[Entries with chart source code]
■ ■ ■ ■ ■

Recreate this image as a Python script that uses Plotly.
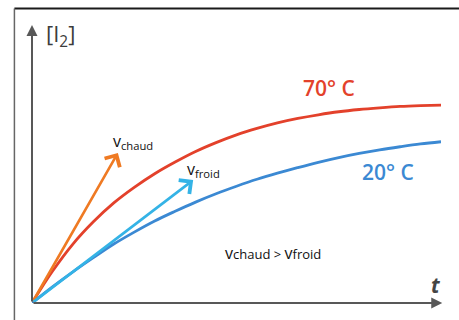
import plotly.graph_objects as go

# ---- data ----
t = [0, 0.5, 1, 1.5, 2, 2.5, 3, 3.5, 4, 4.5, 5, 5.5, 6, 6.5, 7, 7.5, 8, 8.5, 9, 9.5, 10]
i2_70 = [0, 0.114, 0.212, 0.292, 0.36, 0.416, 0.465, 0.507, 0.545, 0.577, 0.605,
         0.628, 0.648, 0.664, 0.677, 0.688, 0.696, 0.702, 0.707, 0.71, 0.712]
i2_20 = [0, 0.058, 0.112, 0.163, 0.212, 0.255, 0.295, 0.33, 0.363, 0.393, 0.42,
         0.445, 0.467, 0.487, 0.506, 0.523, 0.538, 0.551, 0.562, 0.572, 0.58]
v_chaud_tip = (2.1, 0.54)
v_froid_tip = (3.94, 0.442)

RED = "#e3412b"
BLUE = "#3b89d3"
ORANGE = "#ef7a23"
CYAN = "#34b3e6"
GREY = "#585858"
FONT = "Open Sans"

fig = go.Figure()
fig.add_trace(go.Scatter(x=t, y=i2_70, mode="lines", line=dict(color=RED, width=2.8, shape="spline", smoothing=1), hoverinfo="skip"))
fig.add_trace(go.Scatter(x=t, y=i2_20, mode="lines", line=dict(color=BLUE, width=2.8, shape="spline", smoothing=1), hoverinfo="skip"))

# tangent arrows
for tip, col in [(v_chaud_tip, ORANGE), (v_froid_tip, CYAN)]:
    fig.add_annotation(x=tip[0], y=tip[1], ax=0, ay=0, xref="x", yref="y", axref="x", ayref="y",
                       showarrow=True, arrowhead=4, arrowsize=1.3, arrowwidth=2.6, arrowcolor=col, text="")

# axes arrows
fig.add_annotation(x=10.03, y=0, ax=0, ay=0, xref="x", yref="y", axref="x", ayref="y",
                   showarrow=True, arrowhead=2, arrowsize=1.1, arrowwidth=2, arrowcolor=GREY, text="")
fig.add_annotation(x=0, y=1.0, ax=0, ay=0, xref="x", yref="y", axref="x", ayref="y",
                   showarrow=True, arrowhead=2, arrowsize=1.1, arrowwidth=2, arrowcolor=GREY, text="")

# frame lines
fig.add_shape(type="line", xref="paper", yref="paper", x0=-0.043, x1=1.05, y0=1.059, y1=1.059,
              line=dict(color="#1a1a1a", width=2))
fig.add_shape(type="line", xref="paper", yref="paper", x0=-0.043, x1=-0.043, y0=1.059, y1=-0.07,
              line=dict(color="#666666", width=1.5))

def txt(x, y, s, size, color, weight=None, style=None):
    f = dict(family=FONT, size=size, color=color)
    if weight:
        f["weight"] = weight
    if style:
        f["style"] = style
    fig.add_annotation(x=x, y=y, xref="x", yref="y", text=s, showarrow=False, font=f,
                       xanchor="center", yanchor="middle")

txt(0.7, 0.965, "[I<sub>2</sub>]", 22, "#3c3c3c", weight=500)
txt(7.25, 0.772, "70° C", 21, RED, weight=600)
txt(8.7, 0.47, "20° C", 21, BLUE, weight=600)
txt(2.46, 0.58, "v<sub>chaud</sub>", 16, "#111111")
txt(4.2, 0.48, "v<sub>froid</sub>", 16, "#111111")
txt(5.9, 0.18, "<span style='font-size:16px'>v</span>chaud > <span style='font-size:16px'>v</span>froid", 13, "#111111")
txt(9.87, 0.065, "t", 21, "#444444", weight=700, style="italic")

fig.update_layout(
    width=459, height=320,
    margin=dict(l=32, r=18, t=25, b=17),
    paper_bgcolor="white", plot_bgcolor="white",
    showlegend=False,
    xaxis=dict(range=[0, 10], visible=False, fixedrange=True),
    yaxis=dict(range=[0, 1], visible=False, fixedrange=True),
)

fig.write_html("out.html", post_script="document.body.style.margin='0';",
               config={"displayModeBar": False})
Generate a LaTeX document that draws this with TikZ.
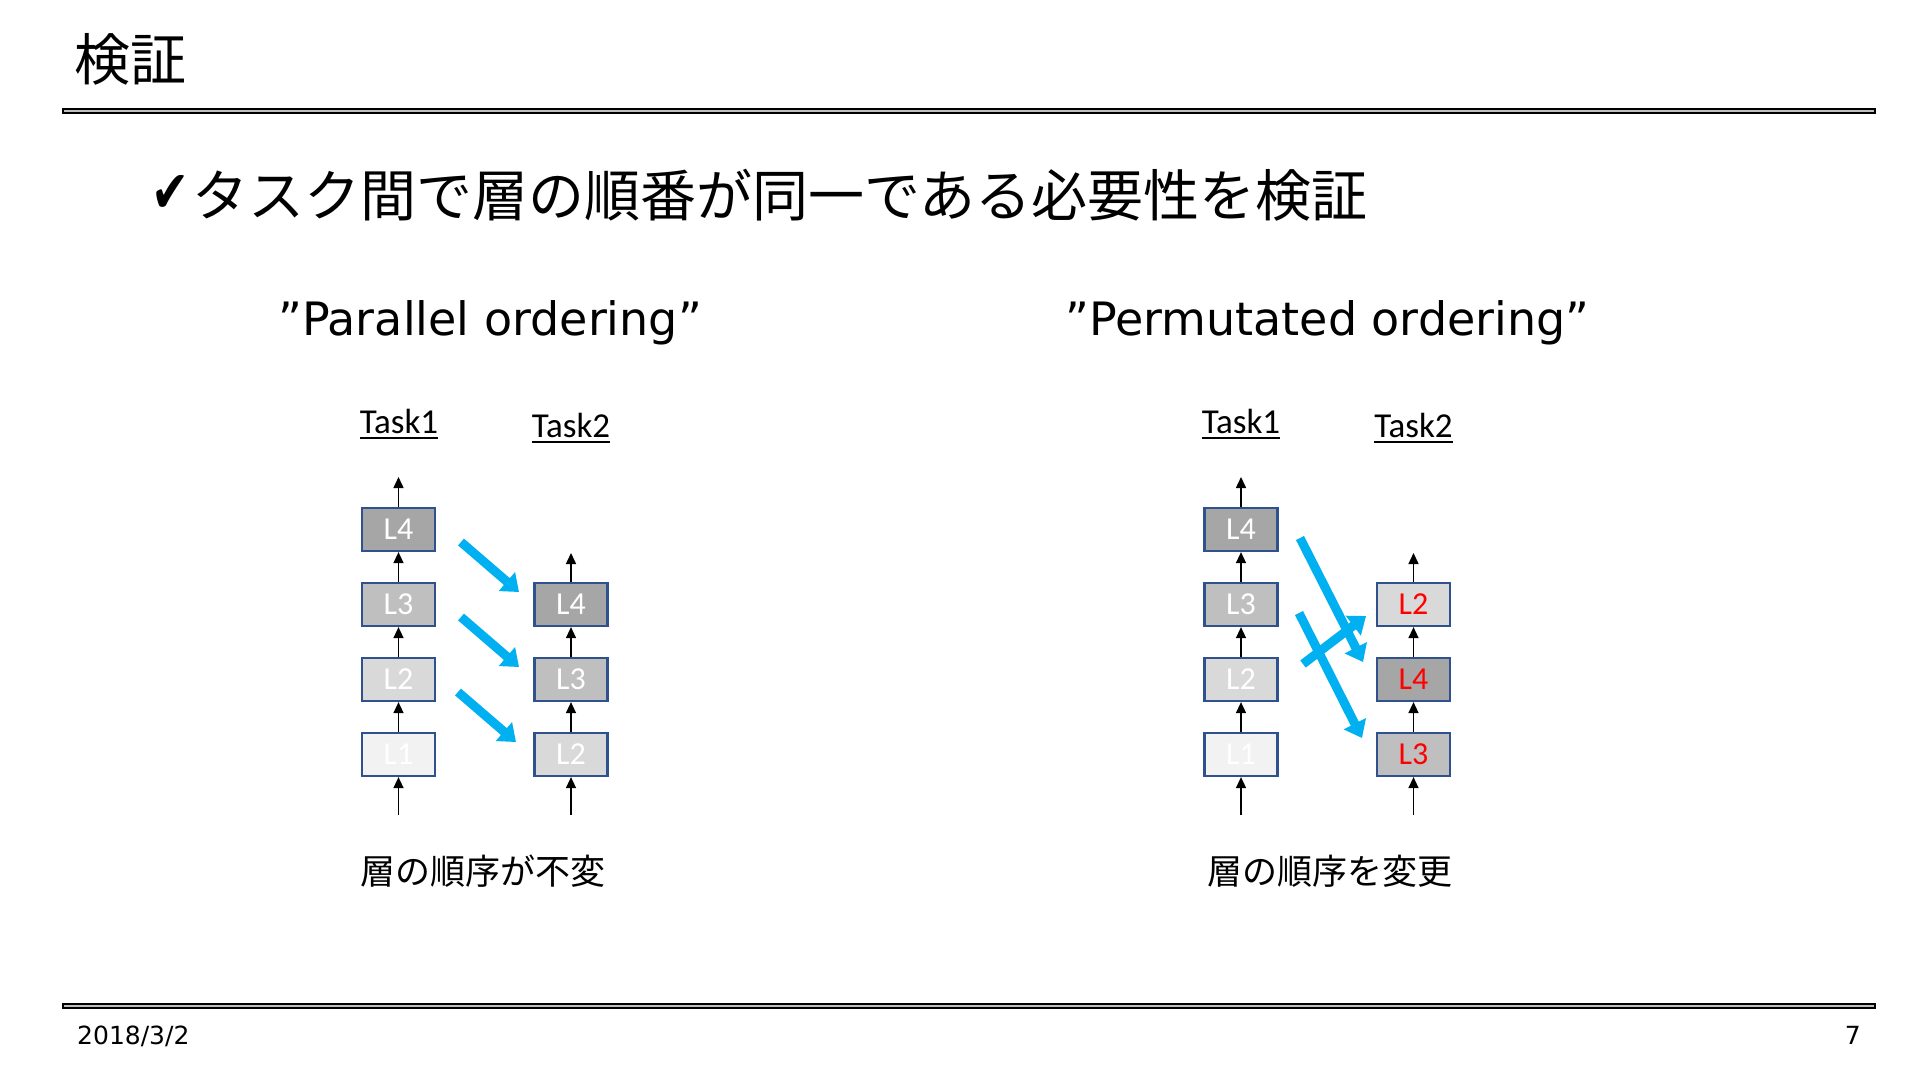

■ ■ ■ ■ ■

- _Instructions for the task_
Please write out all of the material above without changing a word, and omit any pictures.

- _Exercise output_
Recreate this image as a Python script that uses Plotly.
import plotly.graph_objects as go

# ---- data ----
t = [0, 0.5, 1, 1.5, 2, 2.5, 3, 3.5, 4, 4.5, 5, 5.5, 6, 6.5, 7, 7.5, 8, 8.5, 9, 9.5, 10]
i2_70 = [0, 0.114, 0.212, 0.292, 0.36, 0.416, 0.465, 0.507, 0.545, 0.577, 0.605,
         0.628, 0.648, 0.664, 0.677, 0.688, 0.696, 0.702, 0.707, 0.71, 0.712]
i2_20 = [0, 0.058, 0.112, 0.163, 0.212, 0.255, 0.295, 0.33, 0.363, 0.393, 0.42,
         0.445, 0.467, 0.487, 0.506, 0.523, 0.538, 0.551, 0.562, 0.572, 0.58]
v_chaud_tip = (2.1, 0.54)
v_froid_tip = (3.94, 0.442)

RED = "#e3412b"
BLUE = "#3b89d3"
ORANGE = "#ef7a23"
CYAN = "#34b3e6"
GREY = "#585858"
FONT = "Open Sans"

fig = go.Figure()
fig.add_trace(go.Scatter(x=t, y=i2_70, mode="lines", line=dict(color=RED, width=2.8, shape="spline", smoothing=1), hoverinfo="skip"))
fig.add_trace(go.Scatter(x=t, y=i2_20, mode="lines", line=dict(color=BLUE, width=2.8, shape="spline", smoothing=1), hoverinfo="skip"))

# tangent arrows
for tip, col in [(v_chaud_tip, ORANGE), (v_froid_tip, CYAN)]:
    fig.add_annotation(x=tip[0], y=tip[1], ax=0, ay=0, xref="x", yref="y", axref="x", ayref="y",
                       showarrow=True, arrowhead=4, arrowsize=1.3, arrowwidth=2.6, arrowcolor=col, text="")

# axes arrows
fig.add_annotation(x=10.03, y=0, ax=0, ay=0, xref="x", yref="y", axref="x", ayref="y",
                   showarrow=True, arrowhead=2, arrowsize=1.1, arrowwidth=2, arrowcolor=GREY, text="")
fig.add_annotation(x=0, y=1.0, ax=0, ay=0, xref="x", yref="y", axref="x", ayref="y",
                   showarrow=True, arrowhead=2, arrowsize=1.1, arrowwidth=2, arrowcolor=GREY, text="")

# frame lines
fig.add_shape(type="line", xref="paper", yref="paper", x0=-0.043, x1=1.05, y0=1.059, y1=1.059,
              line=dict(color="#1a1a1a", width=2))
fig.add_shape(type="line", xref="paper", yref="paper", x0=-0.043, x1=-0.043, y0=1.059, y1=-0.07,
              line=dict(color="#666666", width=1.5))

def txt(x, y, s, size, color, weight=None, style=None):
    f = dict(family=FONT, size=size, color=color)
    if weight:
        f["weight"] = weight
    if style:
        f["style"] = style
    fig.add_annotation(x=x, y=y, xref="x", yref="y", text=s, showarrow=False, font=f,
                       xanchor="center", yanchor="middle")

txt(0.7, 0.965, "[I<sub>2</sub>]", 22, "#3c3c3c", weight=500)
txt(7.25, 0.772, "70° C", 21, RED, weight=600)
txt(8.7, 0.47, "20° C", 21, BLUE, weight=600)
txt(2.46, 0.58, "v<sub>chaud</sub>", 16, "#111111")
txt(4.2, 0.48, "v<sub>froid</sub>", 16, "#111111")
txt(5.9, 0.18, "<span style='font-size:16px'>v</span>chaud > <span style='font-size:16px'>v</span>froid", 13, "#111111")
txt(9.87, 0.065, "t", 21, "#444444", weight=700, style="italic")

fig.update_layout(
    width=459, height=320,
    margin=dict(l=32, r=18, t=25, b=17),
    paper_bgcolor="white", plot_bgcolor="white",
    showlegend=False,
    xaxis=dict(range=[0, 10], visible=False, fixedrange=True),
    yaxis=dict(range=[0, 1], visible=False, fixedrange=True),
)

fig.write_html("out.html", post_script="document.body.style.margin='0';",
               config={"displayModeBar": False})
Generate a LaTeX document that draws this with TikZ.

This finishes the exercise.